Looking to village centers' future

March 01, 2009|By Larry Carson | Larry Carson,larry.carson@baltsun.com

A zoning bill that would change the way Columbia's village centers may be redeveloped should be ready for County Council introduction in April, though the county Planning Board still must vote on it.

That vote is tentatively scheduled for March 12, after a third board work session last week on the issue that produced no formal decision. Board members spent most of the meeting, which lasted more than three hours, debating minor word changes in the measure, though all agree on the concept - to allow property owners in Columbia's village centers the right to propose zoning changes. Since 1965, only the old Rouse Co. or General Growth Properties, its successor, has had that power.

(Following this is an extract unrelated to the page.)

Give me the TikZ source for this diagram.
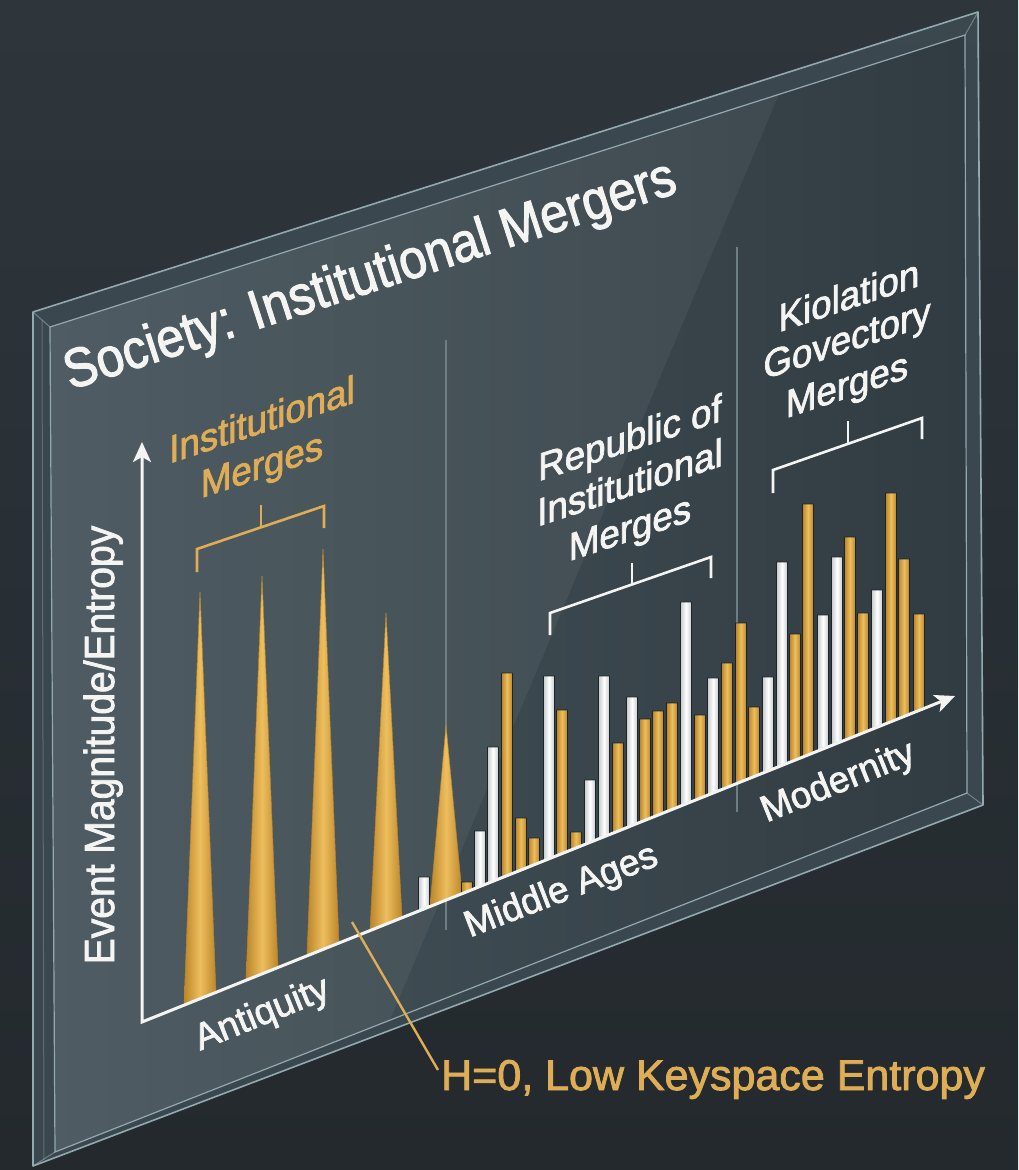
\documentclass[tikz,border=0pt]{standalone}
\usepackage{fontspec}
\setmainfont{Liberation Sans}
\newfontfamily\medf{Liberation Sans}[FakeBold=2]
\usetikzlibrary{arrows.meta}
\definecolor{bgtop}{HTML}{2E363C}
\definecolor{bgbot}{HTML}{23292D}
\definecolor{framec}{HTML}{3C4950}
\definecolor{edgec}{HTML}{93A9B0}
\definecolor{faceL}{HTML}{46545B}
\definecolor{faceR}{HTML}{313C42}
\definecolor{goldL}{HTML}{EDBE5E}
\definecolor{goldD}{HTML}{BC8629}
\definecolor{goldtext}{HTML}{DEAD55}
\definecolor{whiteL}{HTML}{FFFFFF}
\definecolor{whiteD}{HTML}{C6CBCD}
\definecolor{divc}{HTML}{6E7E86}
\definecolor{shadowc}{HTML}{1E2427}
\definecolor{txt}{HTML}{F4F4F2}
\begin{document}
\begin{tikzpicture}[x=1pt,y=-1pt,
  goldbar/.style={left color=goldD, right color=goldD, middle color=goldL, draw=shadowc, line width=0.7pt, line join=round},
  spikebar/.style={left color=goldD, right color=goldD, middle color=goldL, draw=goldD, line width=0.5pt, line join=round},
  whitebar/.style={left color=whiteD, right color=whiteD, middle color=whiteL, draw=shadowc, line width=0.7pt, line join=round},
  axisline/.style={draw=txt, line width=3pt, line join=miter},
  bracketw/.style={draw=txt, line width=2.6pt},
  bracketg/.style={draw=goldtext, line width=2.6pt},
  divider/.style={draw=divc, line width=1.3pt},
  lbl/.style={text=txt, inner sep=0pt, anchor=base},
  glbl/.style={text=goldtext, inner sep=0pt, anchor=base},
  slantlbl/.style={yslant=0.33, xscale=0.94, font=\medf\fontsize{39}{42}\selectfont},
  axlbl/.style={lbl, rotate=22, font=\medf\fontsize{37}{40}\selectfont},
]
\useasboundingbox (0,0) rectangle (1018,1170);
\shade[top color=bgtop, bottom color=bgbot] (0,0) rectangle (1018,1170);

% glass panel
\fill[framec, opacity=0.95] (33,312) -- (978,12) -- (983,805) -- (33,1166) -- cycle;
\shade[left color=faceL, right color=faceR] (50,327) -- (965,35) -- (967,793) -- (55,1152) -- cycle;
\fill[white, opacity=0.05] (50,327) -- (779,94) -- (390,1020) -- (55,1152) -- cycle;
\draw[edgec, line width=1.6pt, line join=round] (33,312) -- (978,12) -- (983,805) -- (33,1166) -- cycle;
\draw[edgec, line width=1.2pt] (50,327) -- (965,35) -- (967,793) -- (55,1152) -- cycle;
\draw[edgec, line width=1pt, opacity=0.6] (33,312) -- (50,327) (978,12) -- (965,35) (983,805) -- (967,793) (33,1166) -- (55,1152);
\draw[edgec, opacity=0.4, line width=1pt] (42,320) -- (44,1160);

% dividers
\draw[divider] (446,340) -- (446,930);
\draw[divider] (737,247) -- (737,812);

% spikes
\foreach \x/\t in {200/592, 262/576, 323/549, 386/613, 446/725} {
  \shade[spikebar] ({\x-16},{1022-0.4022*(\x-16-142)}) -- (\x,\t) -- ({\x+16},{1022-0.4022*(\x+16-142)}) -- cycle;
}
% gold bars
\foreach \x/\t in {467/882, 507/673, 521/818, 534/838, 562/710, 576/832, 618/743, 645/719, 658/711, 672/703, 700/715, 727/663, 741/623, 754/707, 795/634, 808/504, 850/537, 863/613, 891/493, 904/559, 919/614} {
  \shade[goldbar] ({\x-5.5},{1022-0.4022*(\x-5.5-142)}) -- ({\x-5.5},\t) -- ({\x+5.5},\t) -- ({\x+5.5},{1022-0.4022*(\x+5.5-142)}) -- cycle;
}
% white bars
\foreach \x/\t in {424/877, 480/831, 493/747, 549/676, 590/780, 604/676, 632/697, 686/602, 713/678, 768/677, 782/562, 823/615, 837/557, 877/590} {
  \shade[whitebar] ({\x-5.5},{1022-0.4022*(\x-5.5-142)}) -- ({\x-5.5},\t) -- ({\x+5.5},\t) -- ({\x+5.5},{1022-0.4022*(\x+5.5-142)}) -- cycle;
}

% axes
\coordinate (O) at (142,1022);
\coordinate (Ytip) at (142,442);
\coordinate (Xtip) at (955,696);
\draw[axisline, {Stealth[length=20pt,width=18pt,inset=5pt]}-{Stealth[length=20pt,width=18pt,inset=5pt]}] (Ytip) -- (O) -- (Xtip);

% brackets
\draw[bracketg] (197,572) -- (197,549) -- (324,506) -- (324,528);
\draw[bracketg] (261,527) -- (261,505);
\draw[bracketw] (550,635) -- (550,613) -- (711,557) -- (711,578);
\draw[bracketw] (632,585) -- (632,563);
\draw[bracketw] (773,493) -- (773,470) -- (922,418) -- (922,439);
\draw[bracketw] (848,443) -- (848,421);

% title
\node[lbl, rotate=18, xscale=0.9, font=\medf\fontsize{55}{60}\selectfont] (title) at (375,291) {Society: Institutional Mergers};
% y label
\node[lbl, rotate=90, xscale=0.93, font=\medf\fontsize{42}{46}\selectfont] (ylab) at (114,745) {Event Magnitude/Entropy};

% bracket labels
\node[glbl, slantlbl] (g1) at (262,433) {Institutional};
\node[glbl, slantlbl] (g2) at (262,478) {Merges};
\node[lbl, slantlbl] (r1) at (630,451) {Republic of};
\node[lbl, slantlbl] (r2) at (630,496) {Institutional};
\node[lbl, slantlbl] (r3) at (630,541) {Merges};
\node[lbl, slantlbl] (k1) at (849,309) {Kiolation};
\node[lbl, slantlbl] (k2) at (847,352) {Govectory};
\node[lbl, slantlbl] (k3) at (847,398) {Merges};

% axis labels
\node[axlbl] (ant) at (266,1024) {Antiquity};
\node[axlbl, rotate=-1] (mid) at (565,901) {Middle Ages};
\node[axlbl] (mod) at (842,792) {Modernity};

% H label with leader
\coordinate (hpt) at (352,922);
\node[glbl, anchor=base west, font=\medf\fontsize{43}{48}\selectfont] (hlab) at (441,1090) {H=0, Low Keyspace Entropy};
\draw[goldtext, line width=2.4pt] (hpt) -- ([shift={(-3,-20)}]hlab.base west);
\end{tikzpicture}
\end{document}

"I think we're all in agreement that the village centers do need to redevelop," said board member Tammy Citaramanis. "They're handicapped."

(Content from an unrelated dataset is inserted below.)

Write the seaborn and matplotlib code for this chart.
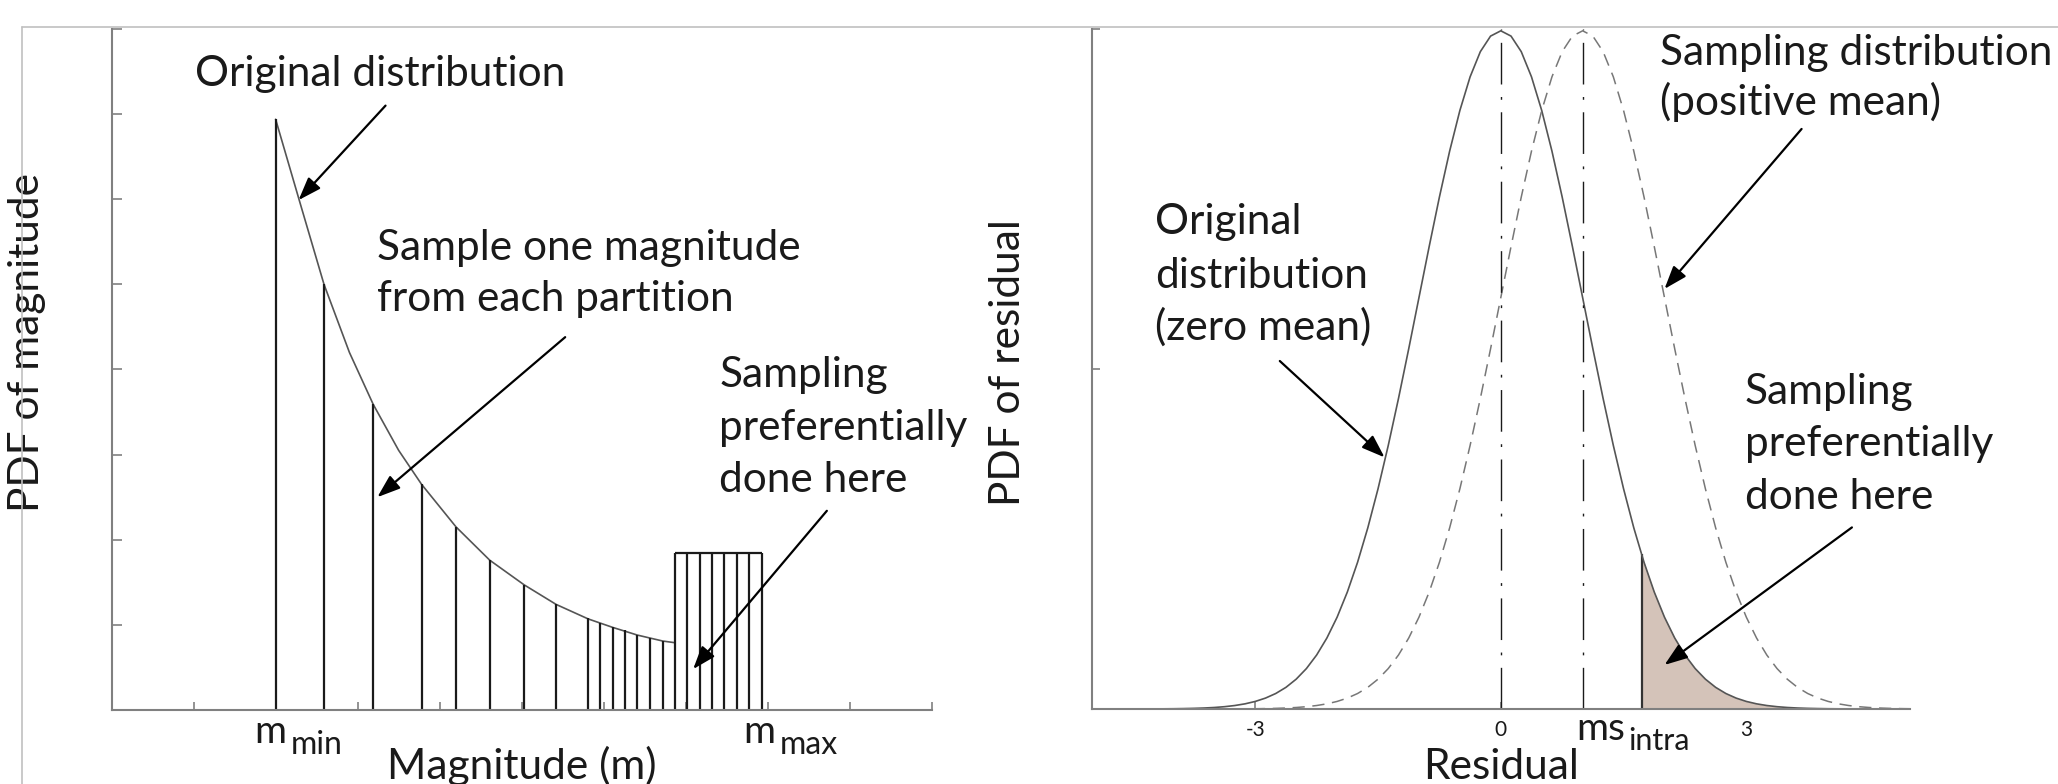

County planners have said the zoning bill would set up a process for allowing change, while specific construction plans at the eight village centers affected would undergo a later, independent review.

But the struggle underlying the debate is how to balance property owners' rights against the desire of village residents to control what is or is not built.

Driving the debate is Kimco Realty's plan to demolish the half-empty Wilde Lake Village Center, Columbia's oldest, and replace it with 500 apartments and 50,000 square feet of convenience retail stores without replacing the supermarket that closed there in 2006.

Kimco officials argue that with the advent of big-box retailing, a somewhat-secluded village center such as Wilde Lake is not viable as a commercial hub and that no supermarket will move to the site of the former Giant Food that closed in 2006. But village residents want a grocery store and fewer residential units.

The zoning regulation change at issue would include several ways to ensure community participation and opportunities for comment. But residents want more power to influence development decisions, not just a chance to speak out.

The bill would require property owners to notify residents of their plans and conduct two community meetings at least 30 days apart before submitting a plan to the county. Other features include requiring more details of a proposed project earlier in the process than normal, plus a community response statement.

It also requires a statement from the property owner describing how the project would impact the village center and how it would mesh with surrounding areas, describes how a village center is defined, and tries to safeguard center features and public spaces.

Once the process is adopted by the council, proposals for specific centers would go to the county Zoning Board.